Most people don't understand technology in the slightest. Aside from the current culture of being well-versed in the use of Twitter, Snapchat, Instagram, and Facebook, nobody really understands the depth of the information being transferred around inside their cellphone or on their laptop. And nobody fancies knowing that information, either.
A few years ago, there was a large scare kicked up because people discovered that the NSA was spying on us through our computers. Social media became flooded with outraged, new-found political activists who were infuriated that the government could spy on them without any warrant. “This must be a violation of my First Amendment rights.” It seemed as though people were about ready to light torches, pick up their pitchforks, and head right down to the White House to clear up the little misunderstanding. Then, as suddenly as the pitchforks had grown out of nowhere, they vanished in a thin cloud of smoke.
The angry mob was right, for the most part. According to precedent set by the Supreme Court many years ago, the government is restrained from most intrusions upon our privacy, with the exception of suspected criminals under the protection of a warrant. Although there appear to be laws that protect our use of the Internet from organizations and individuals that seek to do us harm, we need to be constantly vigilant in order to protect ourselves because no law can save us from our own hazardous tendencies.
The problem was
Historically, there's very little precedence by which one would judge future actions. Never in history have people had access to such an infinite wealth of knowledge and information that is instantly accessible and carried around in everyone's pocket. Back in ancient times, life was different. Money was a physical item that was kept in banks. People's discussions of private matters were done in private locations. Shopping was done in a store. Now, money is virtual concept, private matters take place on virtual, public sites, and shopping is done from six different virtual stores from China, Russia, and Canada. Any and all information that exists can be accessed from the Internet.
The problem is
The amount of information that exchanges hand over the Internet everyday is vast.

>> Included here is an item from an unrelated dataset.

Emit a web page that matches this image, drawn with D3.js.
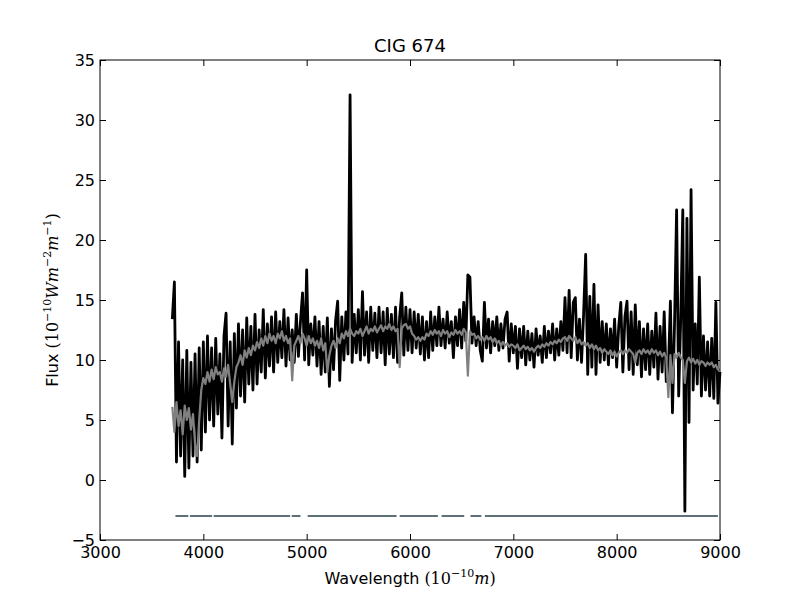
<!DOCTYPE html>
<html>
<head>
<meta charset="utf-8">
<script src="https://d3js.org/d3.v7.min.js"></script>
<style>
  body { margin: 0; background: #fff; }
  .tick text { font-family: "DejaVu Sans", sans-serif; font-size: 16px; fill: #000; }
  .tick line { stroke: #000; }
  .axis path.domain { display: none; }
</style>
</head>
<body>
<div id="chart"></div>
<script>
// spectrum sampled every 20 A from 3700 to 9000
var waveStart = 3700, waveStep = 20;

// observed flux (black)
var fluxObs = [
  13.4, 16.5, 1.5, 11.5, 2.0, 10.0, 0.3, 10.8, 1.0, 9.8,
  2.0, 10.5, 1.5, 11.0, 2.5, 11.5, 4.0, 12.0, 5.0, 11.0,
  4.5, 11.8, 5.5, 10.5, 3.5, 12.0, 13.9, 4.5, 11.5, 3.0,
  12.2, 6.0, 13.0, 7.0, 12.5, 6.5, 13.5, 8.0, 12.8, 7.5,
  13.8, 8.0, 12.5, 9.0, 14.2, 8.5, 13.0, 9.5, 13.6, 9.0,
  14.0, 9.8, 13.2, 10.2, 14.2, 9.5, 13.5, 10.0, 12.5, 9.8,
  13.8, 10.3, 13.2, 15.6, 10.0, 17.5, 9.6, 13.0, 10.4, 13.6,
  9.5, 13.2, 8.8, 12.8, 9.0, 13.5, 7.8, 12.6, 9.2, 13.3,
  14.9, 8.3, 13.6, 10.0, 14.0, 10.5, 32.1, 9.8, 13.8, 10.6,
  14.2, 10.0, 15.7, 10.4, 14.0, 9.8, 14.4, 10.8, 13.9, 10.2,
  14.4, 10.6, 14.0, 9.6, 14.3, 10.5, 13.8, 10.2, 14.4, 9.8,
  13.6, 15.6, 10.4, 14.4, 10.8, 14.2, 10.6, 14.0, 11.0, 13.8,
  10.5, 13.6, 10.0, 13.2, 10.2, 14.0, 10.8, 13.6, 11.2, 14.4,
  11.2, 13.4, 11.0, 14.0, 11.4, 13.2, 10.2, 13.6, 11.2, 14.2,
  11.0, 14.8, 11.6, 17.1, 16.9, 11.4, 13.6, 11.2, 13.2, 10.8,
  9.9, 14.8, 11.0, 13.4, 10.6, 13.2, 11.2, 13.6, 10.8, 13.0,
  11.0, 13.4, 14.0, 9.9, 13.0, 10.6, 12.8, 9.3, 12.6, 10.2,
  12.8, 9.6, 12.4, 10.0, 12.2, 9.4, 12.6, 10.4, 12.0, 9.8,
  12.8, 10.2, 12.4, 10.6, 13.0, 10.0, 12.6, 10.4, 13.2, 10.8,
  15.2, 10.6, 15.8, 10.2, 14.8, 15.2, 10.0, 13.4, 9.8, 13.8,
  18.8, 8.8, 15.3, 9.4, 16.3, 8.8, 14.6, 9.8, 13.2, 10.0,
  13.0, 9.6, 12.6, 10.2, 13.4, 9.4, 12.8, 14.8, 9.0, 13.6,
  14.9, 9.2, 14.0, 8.8, 14.6, 9.6, 13.2, 8.6, 12.6, 9.2,
  13.0, 8.8, 12.4, 9.4, 13.9, 8.4, 12.8, 9.0, 14.0, 8.2,
  9.0, 14.9, 5.6, 13.0, 22.5, 7.0, 13.5, 22.5, -2.6, 21.8,
  4.8, 24.2, 7.5, 13.0, 8.0, 16.9, 7.0, 12.0, 7.5, 11.5,
  7.0, 11.8, 6.8, 14.8, 6.4, 9.0
];

// model fit (gray)
var fluxModel = [
  6.1, 4.0, 6.5, 4.5, 5.8, 3.8, 6.2, 5.0, 6.0, 4.2,
  5.5, 3.0, 2.0, 5.0, 7.5, 8.5, 8.0, 9.0, 8.2, 9.2,
  8.4, 9.4, 8.8, 9.0, 8.2, 9.3, 8.6, 9.6, 8.0, 6.5,
  8.2, 9.4, 9.8, 10.4, 9.6, 10.8, 10.2, 11.0, 10.4, 11.2,
  10.8, 11.5, 11.0, 11.8, 11.2, 12.0, 11.4, 12.2, 11.6, 12.0,
  11.4, 12.2, 11.8, 12.4, 11.6, 12.0, 11.4, 11.8, 8.3, 11.2,
  11.6, 12.0, 11.4, 12.2, 11.8, 11.2, 12.0, 11.4, 11.8, 11.2,
  11.6, 11.0, 11.8, 10.8, 11.4, 9.0, 10.4, 11.2, 11.6, 11.0,
  11.8, 11.4, 12.2, 11.8, 12.4, 12.0, 12.6, 12.2, 12.0, 12.4,
  12.2, 12.6, 12.0, 12.4, 12.8, 12.2, 12.6, 12.4, 12.8, 12.3,
  12.6, 12.9, 12.4, 12.8, 12.6, 13.0, 12.5, 12.8, 12.4, 12.6,
  9.4, 12.6, 12.9, 13.0, 12.6, 12.8, 12.2, 12.0, 11.7, 11.9,
  11.6, 11.9, 11.7, 12.2, 12.0, 12.4, 12.1, 12.5, 12.2, 12.4,
  12.0, 12.5, 12.2, 12.4, 11.9, 12.3, 12.1, 12.5, 12.2, 12.4,
  12.1, 12.6, 12.3, 8.7, 12.4, 12.1, 12.2, 11.8, 12.0, 11.7,
  11.9, 11.6, 12.0, 11.7, 11.9, 11.5, 11.8, 11.4, 11.6, 11.2,
  11.5, 11.2, 11.4, 11.1, 11.3, 11.2, 11.0, 11.3, 10.8, 11.0,
  11.2, 10.9, 11.1, 10.8, 11.0, 10.7, 11.0, 11.2, 11.0, 11.3,
  11.1, 11.4, 11.2, 11.5, 11.3, 11.6, 11.4, 11.7, 11.5, 11.8,
  11.9, 11.6, 12.0, 11.8, 11.6, 11.9, 11.4, 11.7, 11.3, 11.5,
  11.2, 11.4, 11.0, 11.3, 10.9, 11.2, 10.8, 11.0, 10.6, 10.9,
  10.7, 10.5, 10.8, 10.4, 10.7, 10.3, 10.6, 10.8, 10.5, 10.8,
  10.6, 10.9, 10.7, 10.5, 9.8, 10.6, 10.8, 10.5, 10.9, 10.6,
  10.8, 10.5, 10.9, 10.6, 10.8, 10.4, 10.7, 10.3, 10.6, 10.2,
  6.9, 10.4, 8.1, 10.5, 10.2, 10.6, 10.2, 10.0, 8.1, 9.9,
  10.2, 9.8, 10.1, 9.7, 10.0, 9.6, 9.9, 9.8, 9.5, 9.8,
  9.6, 9.8, 9.4, 9.6, 9.2, 9.2
];

// masked regions, drawn at flux -3
var maskStart = [3730, 3870, 4100, 4855, 5010, 5900, 6305, 6585, 6725];
var maskEnd   = [3855, 4085, 4840, 4940, 5870, 6270, 6525, 6690, 8980];
var maskLevel = -3;

var xTicks = [3000, 4000, 5000, 6000, 7000, 8000, 9000];
var yTicks = [-5, 0, 5, 10, 15, 20, 25, 30, 35];

var m = [60, 80, 60, 100]; // top right bottom left
var w = 800 - m[1] - m[3];
var h = 600 - m[0] - m[2];

var wave = d3.range(fluxObs.length).map(function(i) { return waveStart + i * waveStep; });

var x = d3.scaleLinear().domain([3000, 9000]).range([0, w]);
var y = d3.scaleLinear().domain([-5, 35]).range([h, 0]);

var svg = d3.select("#chart").append("svg")
  .attr("width", 800)
  .attr("height", 600);

var graph = svg.append("g")
  .attr("transform", "translate(" + m[3] + "," + m[0] + ")");

var line = d3.line()
  .x(function(d) { return x(d[0]); })
  .y(function(d) { return y(d[1]); });

graph.append("path")
  .attr("d", line(wave.map(function(wl, i) { return [wl, fluxObs[i]]; })))
  .attr("fill", "none")
  .attr("stroke", "#000")
  .attr("stroke-width", 2.8)
  .attr("stroke-linejoin", "round");

graph.append("path")
  .attr("d", line(wave.map(function(wl, i) { return [wl, fluxModel[i]]; })))
  .attr("fill", "none")
  .attr("stroke", "#808080")
  .attr("stroke-width", 2.2)
  .attr("stroke-linejoin", "round");

for (let j = 0; j < maskStart.length; j++) {
  graph.append("path")
    .attr("d", line([[maskStart[j], maskLevel], [maskEnd[j], maskLevel]]))
    .attr("stroke", "#607078")
    .attr("stroke-width", 2);
}

// axes with inward ticks on all four sides
graph.append("g").attr("class", "axis")
  .attr("transform", "translate(0," + h + ")")
  .call(d3.axisBottom(x).tickValues(xTicks).tickSize(-6).tickPadding(7).tickFormat(d3.format("d")));
graph.append("g").attr("class", "axis")
  .call(d3.axisTop(x).tickValues(xTicks).tickSize(-6).tickFormat(""));
graph.append("g").attr("class", "axis")
  .call(d3.axisLeft(y).tickValues(yTicks).tickSize(-6).tickPadding(5).tickFormat(d3.format("d")));
graph.append("g").attr("class", "axis")
  .attr("transform", "translate(" + w + ",0)")
  .call(d3.axisRight(y).tickValues(yTicks).tickSize(-6).tickFormat(""));

graph.append("rect")
  .attr("width", w).attr("height", h)
  .attr("fill", "none").attr("stroke", "#000").attr("stroke-width", 1);

// title
svg.append("text")
  .attr("x", m[3] + w / 2).attr("y", 52)
  .attr("text-anchor", "middle")
  .style("font-family", "DejaVu Sans, sans-serif")
  .style("font-size", "18px")
  .text("CIG 674");

// x label
var xl = svg.append("text")
  .attr("x", m[3] + w / 2).attr("y", 584)
  .attr("text-anchor", "middle")
  .style("font-family", "DejaVu Sans, sans-serif")
  .style("font-size", "16px");
xl.append("tspan").text("Wavelength ");
xl.append("tspan").style("font-family", "DejaVu Serif, serif").text("(10");
xl.append("tspan").style("font-family", "DejaVu Serif, serif").style("font-size", "11px")
  .attr("dy", -7).text("\u221210");
xl.append("tspan").style("font-family", "DejaVu Serif, serif").style("font-style", "italic")
  .attr("dy", 7).text("m");
xl.append("tspan").style("font-family", "DejaVu Serif, serif").text(")");

// y label
var yl = svg.append("text")
  .attr("transform", "translate(58," + (m[0] + h / 2) + ") rotate(-90)")
  .attr("text-anchor", "middle")
  .style("font-family", "DejaVu Sans, sans-serif")
  .style("font-size", "16px");
yl.append("tspan").text("Flux ");
yl.append("tspan").style("font-family", "DejaVu Serif, serif").text("(10");
yl.append("tspan").style("font-family", "DejaVu Serif, serif").style("font-size", "11px")
  .attr("dy", -7).text("\u221210");
yl.append("tspan").style("font-family", "DejaVu Serif, serif").style("font-style", "italic")
  .attr("dy", 7).text("Wm");
yl.append("tspan").style("font-family", "DejaVu Serif, serif").style("font-size", "11px")
  .attr("dy", -7).text("\u22122");
yl.append("tspan").style("font-family", "DejaVu Serif, serif").style("font-style", "italic")
  .attr("dy", 7).text("m");
yl.append("tspan").style("font-family", "DejaVu Serif, serif").style("font-size", "11px")
  .attr("dy", -7).text("\u22121");
yl.append("tspan").style("font-family", "DejaVu Serif, serif")
  .attr("dy", 7).text(")");
</script>
</body>
</html>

Incomprehensibly, unmeasurably vast. “Number of stars in the sky” or “Amount of sand at the beach” vast. And although the government has been prohibited from watching cat videos over your shoulder, your privacy isn't ironclad. Individuals that are well-versed in exploiting inexperience with the Internet are more than capable of doing what the NSA has been told to not do anymore. These people, “hackers” if you will, are relatively safe. The same laws that everybody was pointing at back during the privacy scare have created a number of blind spots in which these hackers can take cover.
The solution will be
This piece is not going to claim that there should be some laws put into place that protect us from malicious persons or organizations on the Internet. The government is hopelessly powerless to save you. Even if they had the authority to pursue them, finding and putting an end to illicit activity over the Internet would be like trying to find a needle in a stack of needles. Law cannot save your Christmas photos this time.
Next, there are companies that claim to be able to create coding that reinforces and protects your computer and your information from phishing, from DDos attacks, and from almost all different types of malicious software. But there's little substance to most of this. The nature of this technology allows it to be infiltrated and manipulated, and there is so little that anyone can do to protect information that you put online.
What I do not want you to take from all of this is that you should create a bunker of solid steel and hide in there for the rest of your life, feeding off of Ritz crackers and EZ cheese. True, it is impossible to stop someone from stealing information that you've posted to the Internet. So, be careful. Don't post stupid stuff to the Internet. People are far too comfortable and too trusting in what they allow others to see about their lives, because they feel like they have control over what is posted. But honestly, once someone posts something to the Internet, they don't own it anymore. Fame is fleeting, but the Internet is forever.